Anatomy of a Photo: Cornering on Cobbles
A lot of things taken for granted in Cycling go swiftly out the window when cobblestones are introduced to bicycle and rider. The notion that your wheels should both be pointed in the same direction at any given moment, for instance, or that that they should in some way be in alignment with the direction of travel of the rider/bicycle unit, such as it is. Not true, in fact. As it turns out, wheels can move wildly in any maner of directions and not greatly impact forward motion. Another misconception is this notion that one needs to have their handlebars reliably in hand while whisking through a corner or that the direction the handlebars are pointing should be in the direction of travel. Also untrue.
Riding cobbles is a matter of going full gas over the secteurs, no holds barred. The faster you go, the more your bike cascades over the tops of the stones; as the bike flails along, the rider links together recovery after recovery to stave off the imminent crash caused by any of the above conditions going catawampus. Riding the pavé is basically like a toddler learning to walk: always one step away from a face-plant.
For me, though, the biggest challenge is recuperation during those intense efforts.
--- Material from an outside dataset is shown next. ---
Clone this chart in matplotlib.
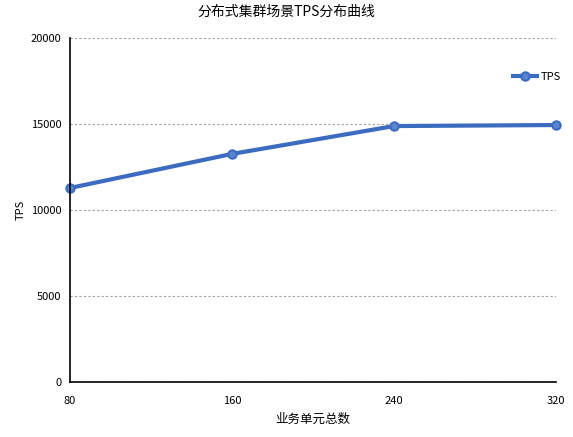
import matplotlib.pyplot as plt

plt.rcParams['font.family'] = ['Noto Sans CJK SC', 'DejaVu Sans']

# Data
units = ['80', '160', '240', '320']
tps = [11280, 13260, 14880, 14940]

fig = plt.figure(figsize=(5.73, 4.37), dpi=100)
ax = fig.add_axes([70/573, 55/437, 486/573, 344/437])

x = range(len(units))
ax.plot(x, tps, color='#3c6cc0', linewidth=3, marker='o', markersize=6,
        markerfacecolor='#5a86d0', markeredgecolor='#3c6cc0', markeredgewidth=1.5,
        label='TPS', clip_on=False)

ax.set_xlim(0, len(units) - 1)
ax.set_ylim(0, 20000)
ax.set_xticks(list(x))
ax.set_xticklabels(units, fontsize=8)
ax.set_yticks([0, 5000, 10000, 15000, 20000])
ax.tick_params(axis='y', labelsize=8, length=0, pad=6)
ax.tick_params(axis='x', length=0, pad=10)
ax.grid(axis='y', linestyle=(0, (2, 2)), color='#a0a0a0', linewidth=0.8)
ax.set_axisbelow(True)
for s in ['top', 'right']:
    ax.spines[s].set_visible(False)
ax.spines['left'].set_linewidth(1.2)
ax.spines['bottom'].set_linewidth(1.2)

ax.set_xlabel('业务单元总数', fontsize=9, labelpad=5)
ax.set_ylabel('TPS', fontsize=8, labelpad=4)
fig.text(0.5, 0.99, '分布式集群场景TPS分布曲线', ha='center', va='top', fontsize=10)

ax.legend(loc='upper right', bbox_to_anchor=(1.03, 0.93), frameon=False,
          fontsize=8, handlelength=2.2, handletextpad=0.3)

fig.savefig('out.png', dpi=100)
Over the years, I have gotten good at faking it and stealing a few deep breaths during short windows of opportunity, like when the pressure comes off the pedals briefly when cornering. On the cobbles, however, this matter is complicated somewhat by the bouncing wheels, jackhammering of the bars and saddle, and the certainty of an imminent crash.
Which leads me to conclude that while endurance, strength, and interval training will all form critical elements of my training for Keepers Tour 2013, I’m going to also make a point of learning how to take recovery breaths with a tightly clenched bunghole as I try to keep from shitting myself. That’s going to be a differentiator for sure.